··· MATERIAL ···

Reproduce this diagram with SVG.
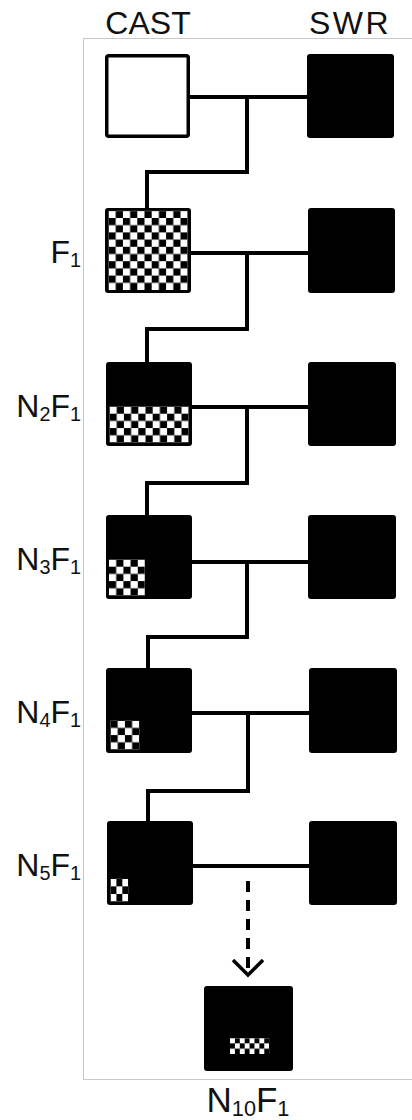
<svg xmlns="http://www.w3.org/2000/svg" width="412" height="1120" viewBox="0 0 412 1120">
  <style>
    .lbl { font-family: "Liberation Sans", Arial, sans-serif; fill: #111; }
    .sub { font-size: 0.62em; }
    .sq { fill: #000; }
    .wire { fill: none; stroke: #000; stroke-width: 4; stroke-linejoin: miter; stroke-linecap: butt; }
    .dash { fill: none; stroke: #000; stroke-width: 4; stroke-dasharray: 11 8; }
  </style>
  <defs>
    <!-- 2x2 checker tile, white cells on the off-diagonal so a cell ending at y=0 starts white -->
    <pattern id="chk" patternUnits="userSpaceOnUse" width="14.4" height="14.4">
      <rect x="7.2" y="0" width="7.2" height="7.2" fill="#fff"/>
      <rect x="0" y="7.2" width="7.2" height="7.2" fill="#fff"/>
    </pattern>
    <marker id="chev" markerUnits="userSpaceOnUse" markerWidth="40" markerHeight="34" refX="16" refY="16" orient="auto" viewBox="0 0 40 34">
      <path d="M1,1 L16,16 L1,31" fill="none" stroke="#000" stroke-width="3.5"/>
    </marker>
  </defs>

  <rect width="412" height="1120" fill="#fff"/>
  <!-- frame -->
  <rect x="83.5" y="38.5" width="340" height="1041" fill="none" stroke="#c8c8c8" stroke-width="1"/>

  <!-- column headings -->
  <text class="lbl" x="148" y="34" font-size="32" text-anchor="middle">CAST</text>
  <text class="lbl" x="350" y="34" font-size="32" text-anchor="middle" letter-spacing="2.5">SWR</text>

  <!-- generation labels -->
  <g id="labels">
    <text class="lbl" x="81" y="263" font-size="32" text-anchor="end">F<tspan class="sub" dy="4">1</tspan></text>
    <text class="lbl" x="81" y="417" font-size="32" text-anchor="end">N<tspan class="sub" dy="4">2</tspan><tspan dy="-4">F</tspan><tspan class="sub" dy="4">1</tspan></text>
    <text class="lbl" x="81" y="570" font-size="32" text-anchor="end">N<tspan class="sub" dy="4">3</tspan><tspan dy="-4">F</tspan><tspan class="sub" dy="4">1</tspan></text>
    <text class="lbl" x="81" y="723" font-size="32" text-anchor="end">N<tspan class="sub" dy="4">4</tspan><tspan dy="-4">F</tspan><tspan class="sub" dy="4">1</tspan></text>
    <text class="lbl" x="81" y="876" font-size="32" text-anchor="end">N<tspan class="sub" dy="4">5</tspan><tspan dy="-4">F</tspan><tspan class="sub" dy="4">1</tspan></text>
    <text class="lbl" x="248" y="1112" font-size="35" text-anchor="middle">N<tspan class="sub" dy="4">10</tspan><tspan dy="-4">F</tspan><tspan class="sub" dy="4">1</tspan></text>
  </g>

  <!-- connectors -->
  <g id="connectors">
    <path class="wire" d="M190,97 H308 M247,97 V172 H147 V208"/>
    <path class="wire" d="M191,253 H308 M247,253 V329 H147 V362"/>
    <path class="wire" d="M192,407 H308 M247,407 V483 H147 V515"/>
    <path class="wire" d="M192,562 H308 M247,562 V637 H148 V668"/>
    <path class="wire" d="M192,713 H309 M248,713 V791 H148 V821"/>
    <path class="wire" d="M193,866 H309"/>
    <path class="dash" d="M248,881 V975" marker-end="url(#chev)"/>
  </g>

  <!-- CAST parent -->
  <g id="cast-p">
    <rect x="106.75" y="55.75" width="81.5" height="80.5" rx="2" fill="#fff" stroke="#000" stroke-width="3.5"/>
  </g>
  <!-- SWR parents -->
  <g id="swr-1"><rect class="sq" x="307" y="54" width="87" height="84" rx="3"/></g>
  <g id="swr-2"><rect class="sq" x="308" y="208" width="87" height="85" rx="3"/></g>
  <g id="swr-3"><rect class="sq" x="308" y="362" width="88" height="84" rx="3"/></g>
  <g id="swr-4"><rect class="sq" x="308" y="515" width="88" height="84" rx="3"/></g>
  <g id="swr-5"><rect class="sq" x="309" y="668" width="88" height="85" rx="3"/></g>
  <g id="swr-6"><rect class="sq" x="309" y="821" width="88" height="84" rx="3"/></g>

  <!-- F1: fully heterozygous -->
  <g id="f1">
    <rect class="sq" x="105" y="208" width="86" height="85" rx="3"/>
    <g transform="translate(108.5,290)"><rect x="0" y="-79.2" width="79.2" height="79.2" fill="url(#chk)"/></g>
  </g>
  <!-- N2F1 -->
  <g id="n2f1">
    <rect class="sq" x="106" y="362" width="86" height="84" rx="3"/>
    <g transform="translate(109.5,442.5)"><rect x="0" y="-36" width="79.2" height="36" fill="url(#chk)"/></g>
  </g>
  <!-- N3F1 -->
  <g id="n3f1">
    <rect class="sq" x="106" y="515" width="86" height="84" rx="3"/>
    <g transform="translate(109,595.5)"><rect x="0" y="-36" width="36" height="36" fill="url(#chk)"/></g>
  </g>
  <!-- N4F1 -->
  <g id="n4f1">
    <rect class="sq" x="106" y="668" width="86" height="85" rx="3"/>
    <g transform="translate(110.5,749.5)"><rect x="0" y="-28.8" width="28.8" height="28.8" fill="url(#chk)"/></g>
  </g>
  <!-- N5F1 -->
  <g id="n5f1">
    <rect class="sq" x="107" y="821" width="86" height="84" rx="3"/>
    <g transform="translate(110.5,901.5) scale(0.82,1.05)"><rect x="0" y="-21.6" width="21.6" height="21.6" fill="url(#chk)"/></g>
  </g>
  <!-- N10F1 -->
  <g id="n10f1">
    <rect class="sq" x="204" y="986" width="89" height="85" rx="3"/>
    <g transform="translate(230,1054) scale(0.68,0.74)"><rect x="0" y="-21.6" width="57.6" height="21.6" fill="url(#chk)"/></g>
  </g>
</svg>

···

● TO BE DONE
Retype each line of the listing above word for word. Exclude the pictures.

● COMPLETE OUTPUT
Reproduce this diagram with SVG.
<svg xmlns="http://www.w3.org/2000/svg" width="412" height="1120" viewBox="0 0 412 1120">
  <style>
    .lbl { font-family: "Liberation Sans", Arial, sans-serif; fill: #111; }
    .sub { font-size: 0.62em; }
    .sq { fill: #000; }
    .wire { fill: none; stroke: #000; stroke-width: 4; stroke-linejoin: miter; stroke-linecap: butt; }
    .dash { fill: none; stroke: #000; stroke-width: 4; stroke-dasharray: 11 8; }
  </style>
  <defs>
    <!-- 2x2 checker tile, white cells on the off-diagonal so a cell ending at y=0 starts white -->
    <pattern id="chk" patternUnits="userSpaceOnUse" width="14.4" height="14.4">
      <rect x="7.2" y="0" width="7.2" height="7.2" fill="#fff"/>
      <rect x="0" y="7.2" width="7.2" height="7.2" fill="#fff"/>
    </pattern>
    <marker id="chev" markerUnits="userSpaceOnUse" markerWidth="40" markerHeight="34" refX="16" refY="16" orient="auto" viewBox="0 0 40 34">
      <path d="M1,1 L16,16 L1,31" fill="none" stroke="#000" stroke-width="3.5"/>
    </marker>
  </defs>

  <rect width="412" height="1120" fill="#fff"/>
  <!-- frame -->
  <rect x="83.5" y="38.5" width="340" height="1041" fill="none" stroke="#c8c8c8" stroke-width="1"/>

  <!-- column headings -->
  <text class="lbl" x="148" y="34" font-size="32" text-anchor="middle">CAST</text>
  <text class="lbl" x="350" y="34" font-size="32" text-anchor="middle" letter-spacing="2.5">SWR</text>

  <!-- generation labels -->
  <g id="labels">
    <text class="lbl" x="81" y="263" font-size="32" text-anchor="end">F<tspan class="sub" dy="4">1</tspan></text>
    <text class="lbl" x="81" y="417" font-size="32" text-anchor="end">N<tspan class="sub" dy="4">2</tspan><tspan dy="-4">F</tspan><tspan class="sub" dy="4">1</tspan></text>
    <text class="lbl" x="81" y="570" font-size="32" text-anchor="end">N<tspan class="sub" dy="4">3</tspan><tspan dy="-4">F</tspan><tspan class="sub" dy="4">1</tspan></text>
    <text class="lbl" x="81" y="723" font-size="32" text-anchor="end">N<tspan class="sub" dy="4">4</tspan><tspan dy="-4">F</tspan><tspan class="sub" dy="4">1</tspan></text>
    <text class="lbl" x="81" y="876" font-size="32" text-anchor="end">N<tspan class="sub" dy="4">5</tspan><tspan dy="-4">F</tspan><tspan class="sub" dy="4">1</tspan></text>
    <text class="lbl" x="248" y="1112" font-size="35" text-anchor="middle">N<tspan class="sub" dy="4">10</tspan><tspan dy="-4">F</tspan><tspan class="sub" dy="4">1</tspan></text>
  </g>

  <!-- connectors -->
  <g id="connectors">
    <path class="wire" d="M190,97 H308 M247,97 V172 H147 V208"/>
    <path class="wire" d="M191,253 H308 M247,253 V329 H147 V362"/>
    <path class="wire" d="M192,407 H308 M247,407 V483 H147 V515"/>
    <path class="wire" d="M192,562 H308 M247,562 V637 H148 V668"/>
    <path class="wire" d="M192,713 H309 M248,713 V791 H148 V821"/>
    <path class="wire" d="M193,866 H309"/>
    <path class="dash" d="M248,881 V975" marker-end="url(#chev)"/>
  </g>

  <!-- CAST parent -->
  <g id="cast-p">
    <rect x="106.75" y="55.75" width="81.5" height="80.5" rx="2" fill="#fff" stroke="#000" stroke-width="3.5"/>
  </g>
  <!-- SWR parents -->
  <g id="swr-1"><rect class="sq" x="307" y="54" width="87" height="84" rx="3"/></g>
  <g id="swr-2"><rect class="sq" x="308" y="208" width="87" height="85" rx="3"/></g>
  <g id="swr-3"><rect class="sq" x="308" y="362" width="88" height="84" rx="3"/></g>
  <g id="swr-4"><rect class="sq" x="308" y="515" width="88" height="84" rx="3"/></g>
  <g id="swr-5"><rect class="sq" x="309" y="668" width="88" height="85" rx="3"/></g>
  <g id="swr-6"><rect class="sq" x="309" y="821" width="88" height="84" rx="3"/></g>

  <!-- F1: fully heterozygous -->
  <g id="f1">
    <rect class="sq" x="105" y="208" width="86" height="85" rx="3"/>
    <g transform="translate(108.5,290)"><rect x="0" y="-79.2" width="79.2" height="79.2" fill="url(#chk)"/></g>
  </g>
  <!-- N2F1 -->
  <g id="n2f1">
    <rect class="sq" x="106" y="362" width="86" height="84" rx="3"/>
    <g transform="translate(109.5,442.5)"><rect x="0" y="-36" width="79.2" height="36" fill="url(#chk)"/></g>
  </g>
  <!-- N3F1 -->
  <g id="n3f1">
    <rect class="sq" x="106" y="515" width="86" height="84" rx="3"/>
    <g transform="translate(109,595.5)"><rect x="0" y="-36" width="36" height="36" fill="url(#chk)"/></g>
  </g>
  <!-- N4F1 -->
  <g id="n4f1">
    <rect class="sq" x="106" y="668" width="86" height="85" rx="3"/>
    <g transform="translate(110.5,749.5)"><rect x="0" y="-28.8" width="28.8" height="28.8" fill="url(#chk)"/></g>
  </g>
  <!-- N5F1 -->
  <g id="n5f1">
    <rect class="sq" x="107" y="821" width="86" height="84" rx="3"/>
    <g transform="translate(110.5,901.5) scale(0.82,1.05)"><rect x="0" y="-21.6" width="21.6" height="21.6" fill="url(#chk)"/></g>
  </g>
  <!-- N10F1 -->
  <g id="n10f1">
    <rect class="sq" x="204" y="986" width="89" height="85" rx="3"/>
    <g transform="translate(230,1054) scale(0.68,0.74)"><rect x="0" y="-21.6" width="57.6" height="21.6" fill="url(#chk)"/></g>
  </g>
</svg>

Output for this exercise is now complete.